Purchasers of Forfeited Estates (Ireland) Act 1702
- Parliament of England
- Long title: An Act for the relief of the Protestant purchasers of the forfeited estates in Ireland
- Citation: 1 Ann. c. 26; 1 Ann. St. 1. c. 32;
- Territorial extent: Kingdom of Ireland

Dates
- Royal assent: 25 May 1702
- Commencement: 8 March 1702
- Repealed: 13 July 1871

Other legislation
- Repealed by: Promissory Oaths Act 1871
- Relates to: Crown Lands (Forfeited Estates) Act 1698;

Status: Repealed

Text of statute as originally enacted

= Purchasers of Forfeited Estates (Ireland) Act 1702 =

The Purchasers of Forfeited Estates (Ireland) Act 1702 (1 Ann. c. 26) was an act of the Parliament of England.
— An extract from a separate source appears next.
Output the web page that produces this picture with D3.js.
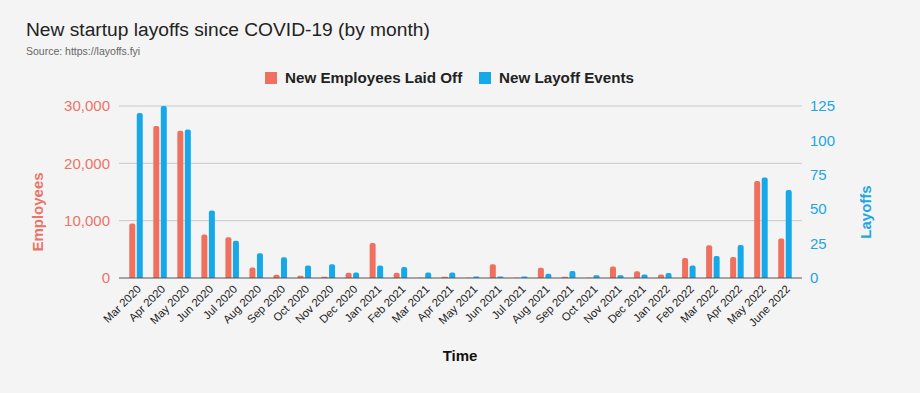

Its long title is "An act for the relief of the Protestant purchasers of the forfeited estates in Ireland". The act was one of a series of Penal Laws against Catholics in Ireland.

== Subsequent developments ==
The whole act was repealed by section 1 of, and part I of schedule one to, the Promissory Oaths Act 1871 (34 & 35 Vict. c. 48), which came into force on 13 July 1871.